What to do.
Set down, exactly as written, the lines from the top of the data to the line that holds "350, 400, 450];", and omit the pictures.

Source material.
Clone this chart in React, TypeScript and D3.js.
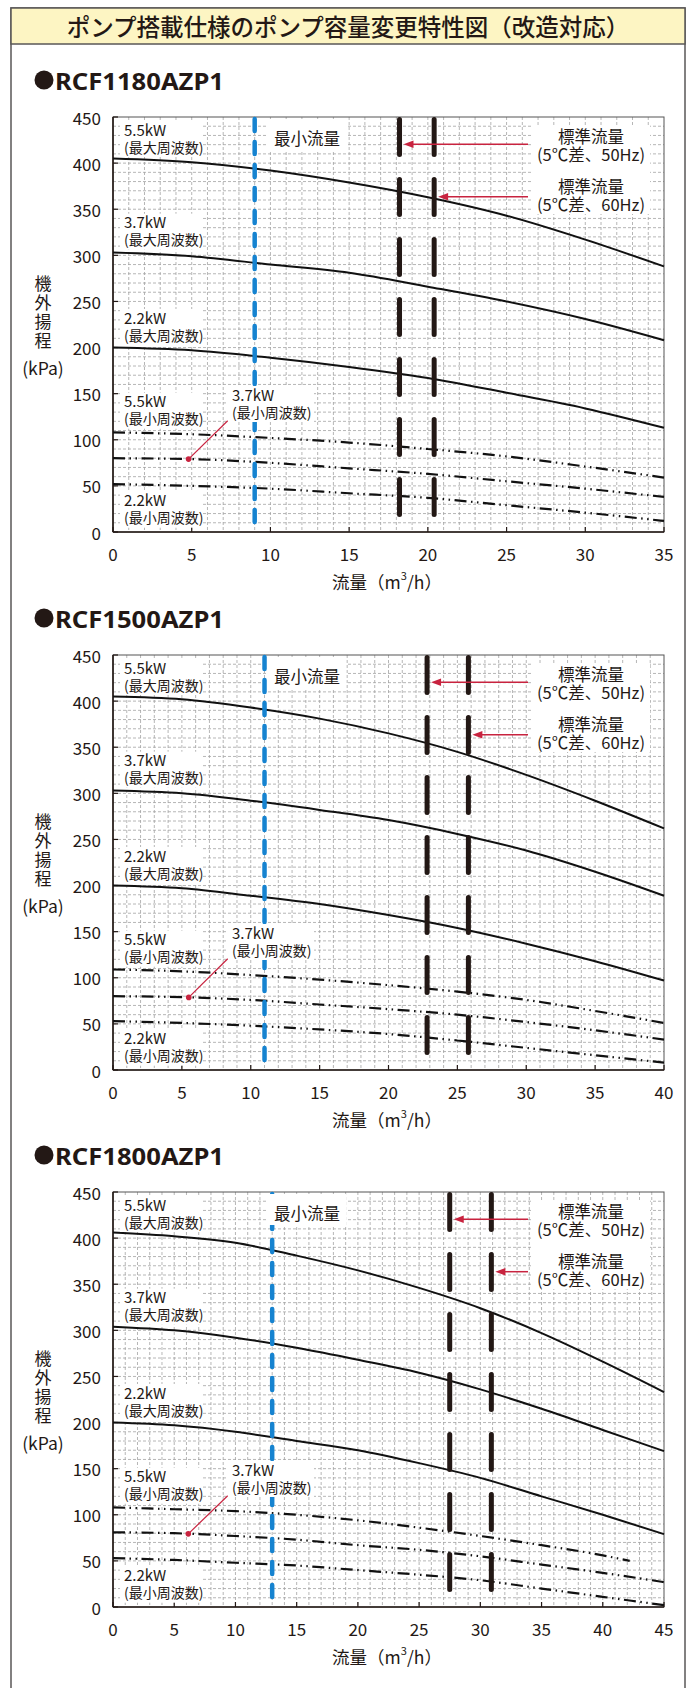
import React from "react";
import * as d3 from "d3";

// ---- data ----
const pageTitle = "ポンプ搭載仕様のポンプ容量変更特性図（改造対応）";
const models = ["RCF1180AZP1", "RCF1500AZP1", "RCF1800AZP1"];
const xMaxes = [35, 40, 45];
const yTicks = [0, 50, 100, 150, 200, 250, 300, 350, 400, 450];

// RCF1180AZP1
const flow1180 = [0, 5, 10, 15, 20, 25, 30, 35];
const max55_1180 = [405, 401, 392, 379, 363, 343, 317, 288];
const max37_1180 = [303, 299, 290, 281, 266, 250, 231, 208];
const max22_1180 = [200, 197, 189, 179, 167, 151, 134, 113];
const min55_1180 = [108, 106, 102, 97, 90, 82, 71, 59];
const min37_1180 = [80, 79, 75, 69, 63, 55, 47, 38];
const min22_1180 = [52, 50, 47, 42, 37, 29, 21, 12];

// RCF1500AZP1
const flow1500 = [0, 5, 10, 15, 20, 25, 30, 35, 40];
const max55_1500 = [405, 402, 393, 381, 365, 345, 320, 292, 262];
const max37_1500 = [303, 300, 292, 282, 271, 256, 238, 215, 189];
const max22_1500 = [200, 197, 189, 180, 168, 154, 137, 118, 97];
const min55_1500 = [109, 107, 103, 98, 92, 85, 76, 64, 51];
const min37_1500 = [80, 79, 76, 71, 66, 60, 52, 43, 33];
const min22_1500 = [53, 51, 48, 44, 39, 32, 24, 16, 8];

// RCF1800AZP1
const flow1800 = [0, 5, 10, 15, 20, 25, 30, 35, 40, 45];
const flow1800min55 = [0, 5, 10, 15, 20, 25, 30, 35, 40, 42.2];
const max55_1800 = [406, 402, 395, 381, 365, 346, 324, 297, 266, 233];
const max37_1800 = [304, 300, 292, 281, 268, 254, 236, 215, 192, 169];
const max22_1800 = [200, 197, 190, 180, 170, 156, 140, 120, 100, 79];
const min55_1800 = [108, 106, 104, 100, 94, 86, 77, 67, 56, 50];
const min37_1800 = [81, 80, 77, 73, 67, 62, 55, 46, 37, 27];
const min22_1800 = [53, 51, 48, 45, 40, 35, 29, 20, 11, 2];

const minFlow = [9, 11, 13];
const stdFlow50 = [18.2, 22.8, 27.5];
const stdFlow60 = [20.4, 25.8, 30.9];
const pointerFlow = [4.8, 5.5, 6.15];

const maxLabel = "(最大周波数)";
const minLabel = "(最小周波数)";
const stdLabels = ["(5℃差、50Hz)", "(5℃差、60Hz)"];

// ---- layout ----
const W = 695;
const H = 1688;
const plotLeft = 113;
const plotRight = 664;
const plotH = 415;
const tops = [117, 655, 1192];
const FONT = '"Noto Sans CJK JP", "Noto Sans", sans-serif';
const INK = "#231815";
const BLUE = "#1683d0";
const RED = "#c8233f";

const chartSeries = [
  [
    { flow: flow1180, head: max55_1180, min: false },
    { flow: flow1180, head: max37_1180, min: false },
    { flow: flow1180, head: max22_1180, min: false },
    { flow: flow1180, head: min55_1180, min: true },
    { flow: flow1180, head: min37_1180, min: true },
    { flow: flow1180, head: min22_1180, min: true },
  ],
  [
    { flow: flow1500, head: max55_1500, min: false },
    { flow: flow1500, head: max37_1500, min: false },
    { flow: flow1500, head: max22_1500, min: false },
    { flow: flow1500, head: min55_1500, min: true },
    { flow: flow1500, head: min37_1500, min: true },
    { flow: flow1500, head: min22_1500, min: true },
  ],
  [
    { flow: flow1800, head: max55_1800, min: false },
    { flow: flow1800, head: max37_1800, min: false },
    { flow: flow1800, head: max22_1800, min: false },
    { flow: flow1800min55, head: min55_1800, min: true },
    { flow: flow1800, head: min37_1800, min: true },
    { flow: flow1800, head: min22_1800, min: true },
  ],
];

// two-line label in one text element so the lines sit tight like the print
const SideLabel = ({ x, y, kw, sub, w = 82 }) => (
  <g>
    <rect x={x - 4} y={y - 9} width={w} height={36} fill="#fff" />
    <text x={x} y={y + 5.5} fontSize={15} fill={INK}>
      {kw}
      <tspan x={x} dy={17} fontSize={14}>
        {sub}
      </tspan>
    </text>
  </g>
);

const Chart = ({ idx }) => {
  const top = tops[idx];
  const bottom = top + plotH;
  const xMax = xMaxes[idx];
  const x = d3.scaleLinear().domain([0, xMax]).range([plotLeft, plotRight]);
  const y = d3.scaleLinear().domain([0, 450]).range([bottom, top]);
  const line = d3
    .line<[number, number]>()
    .x((d) => x(d[0]))
    .y((d) => y(d[1]))
    .curve(d3.curveMonotoneX);

  const series = chartSeries[idx];
  const xTicks = d3.range(0, xMax + 1, 5);
  const gridX = d3.range(1, xMax);
  const gridY = d3.range(10, 450, 10);

  // pointer dot sits on the 3.7kW min-frequency curve
  const min37 = series[4];
  const onCurve = d3.scaleLinear().domain(min37.flow).range(min37.head);
  const dotX = x(pointerFlow[idx]);
  const dotY = y(onCurve(pointerFlow[idx]));

  const arrow = (tipX, yy) => (
    <g>
      <line x1={tipX + 9} y1={yy} x2={528} y2={yy} stroke={RED} strokeWidth={1.5} />
      <polygon
        points={`${tipX},${yy} ${tipX + 10},${yy - 3.8} ${tipX + 10},${yy + 3.8}`}
        fill={RED}
      />
    </g>
  );

  return (
    <g fontFamily={FONT}>
      {/* heading */}
      <circle cx={44} cy={top - 37} r={9.5} fill={INK} />
      <text
        x={55}
        y={top - 37}
        fontSize={24}
        fontWeight="bold"
        fontFamily='"Noto Sans", sans-serif'
        dominantBaseline="central"
        textLength={169}
        lengthAdjust="spacingAndGlyphs"
        fill={INK}
      >
        {models[idx]}
      </text>

      {/* grid */}
      <g stroke="#a3a3a3" strokeWidth={0.8} strokeDasharray="3 2">
        {gridX.map((v) => (
          <line key={"gx" + v} x1={x(v)} x2={x(v)} y1={top} y2={bottom} />
        ))}
        {gridY.map((v) => (
          <line key={"gy" + v} x1={plotLeft} x2={plotRight} y1={y(v)} y2={y(v)} />
        ))}
      </g>

      {/* frame + axes */}
      <rect x={plotLeft} y={top} width={plotRight - plotLeft} height={plotH} fill="none" stroke="#555" strokeWidth={1} />
      <line x1={plotLeft} x2={plotLeft} y1={top} y2={bottom} stroke={INK} strokeWidth={1.6} />
      <line x1={plotLeft} x2={plotRight} y1={bottom} y2={bottom} stroke={INK} strokeWidth={1.6} />
      {yTicks.map((v) => (
        <g key={"yt" + v}>
          <line x1={plotLeft} x2={plotLeft + 5} y1={y(v)} y2={y(v)} stroke={INK} strokeWidth={1.2} />
          <text x={101} y={y(v)} textAnchor="end" dominantBaseline="central" fontSize={17} fill={INK}>
            {v}
          </text>
        </g>
      ))}
      {xTicks.map((v) => (
        <g key={"xt" + v}>
          <line x1={x(v)} x2={x(v)} y1={bottom} y2={bottom - 5} stroke={INK} strokeWidth={1.2} />
          <text x={x(v)} y={bottom + 21} textAnchor="middle" dominantBaseline="central" fontSize={17} fill={INK}>
            {v}
          </text>
        </g>
      ))}

      {/* curves */}
      {series.map((s, i) => (
        <path
          key={"c" + i}
          d={line(s.flow.map((f, j) => [f, s.head[j]]))}
          fill="none"
          stroke="#111"
          strokeWidth={s.min ? 2.2 : 2}
          strokeDasharray={s.min ? "12 4.5 1.5 4.5 1.5 4.5" : undefined}
        />
      ))}

      {/* minimum flow */}
      <line
        x1={x(minFlow[idx])}
        x2={x(minFlow[idx])}
        y1={top + 2}
        y2={bottom}
        stroke={BLUE}
        strokeWidth={4.5}
        strokeLinecap="round"
        strokeDasharray="12 11"
      />

      {/* standard flow */}
      {[stdFlow50[idx], stdFlow60[idx]].map((f, i) => (
        <line
          key={"s" + i}
          x1={x(f)}
          x2={x(f)}
          y1={top + 2.5}
          y2={bottom}
          stroke={INK}
          strokeWidth={5}
          strokeLinecap="round"
          strokeDasharray="35 25"
        />
      ))}

      {/* label boxes + labels */}
      <rect x={268} y={top + 2} width={78} height={31} fill="#fff" />
      <text x={307} y={top + 21} textAnchor="middle" dominantBaseline="central" fontSize={16.5} fill={INK}>
        最小流量
      </text>

      <rect x={533} y={top + 8} width={117} height={89} fill="#fff" />
      {stdLabels.map((lab, i) => (
        <text
          key={"std" + i}
          x={591}
          y={top + 25.5 + i * 50}
          textAnchor="middle"
          fontSize={16.5}
          fill={INK}
        >
          標準流量
          <tspan x={591} dy={18.3}>
            {lab}
          </tspan>
        </text>
      ))}
      {arrow(x(stdFlow50[idx]) + 4, top + 27.3)}
      {arrow(x(stdFlow60[idx]) + 4, top + 79.7)}

      <SideLabel x={124} y={top + 13} kw="5.5kW" sub={maxLabel} />
      <SideLabel x={124} y={top + 105.7} kw="3.7kW" sub={maxLabel} />
      <SideLabel x={124} y={top + 201} kw="2.2kW" sub={maxLabel} />
      <SideLabel x={124} y={top + 284.7} kw="5.5kW" sub={minLabel} />
      <SideLabel x={124} y={top + 383.7} kw="2.2kW" sub={minLabel} />
      <SideLabel x={232} y={top + 278} kw="3.7kW" sub={minLabel} w={86} />

      {/* pointer to 3.7kW min curve */}
      <line x1={227.7} y1={top + 303.7} x2={dotX} y2={dotY} stroke={RED} strokeWidth={1.2} />
      <circle cx={dotX} cy={dotY} r={2.8} fill={RED} />

      {/* axis titles */}
      <text
        x={43}
        y={top + 158}
        fontSize={17}
        fill={INK}
        letterSpacing={2}
        style={{ writingMode: "vertical-rl" }}
      >
        機外揚程
      </text>
      <text x={43} y={top + 250} textAnchor="middle" dominantBaseline="central" fontSize={17.5} fill={INK}>
        (kPa)
      </text>
      <text x={387} y={bottom + 49} textAnchor="middle" dominantBaseline="central" fontSize={17.5} fill={INK}>
        流量（m
        <tspan fontSize={11} dy={-6}>3</tspan>
        <tspan dy={6}>/h）</tspan>
      </text>
    </g>
  );
};

const App = () => {
  return (
    <svg
      width={W}
      height={H}
      viewBox={`0 0 ${W} ${H}`}
      style={{ position: "absolute", left: 0, top: 0, background: "#fff" }}
    >
      <rect x={11} y={8} width={674} height={H} fill="#fff" stroke="#595757" strokeWidth={1.5} />
      <rect x={11} y={8} width={674} height={36} fill="#fdf5c3" stroke="#595757" strokeWidth={1.5} />
      <text
        x={348}
        y={26}
        textAnchor="middle"
        dominantBaseline="central"
        fontSize={23.5}
        fontWeight={500}
        fontFamily={FONT}
        fill={INK}
      >
        {pageTitle}
      </text>
      {models.map((m, i) => (
        <Chart key={m} idx={i} />
      ))}
    </svg>
  );
};

export default App;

Correct result.
Clone this chart in React, TypeScript and D3.js.
import React from "react";
import * as d3 from "d3";

// ---- data ----
const pageTitle = "ポンプ搭載仕様のポンプ容量変更特性図（改造対応）";
const models = ["RCF1180AZP1", "RCF1500AZP1", "RCF1800AZP1"];
const xMaxes = [35, 40, 45];
const yTicks = [0, 50, 100, 150, 200, 250, 300, 350, 400, 450];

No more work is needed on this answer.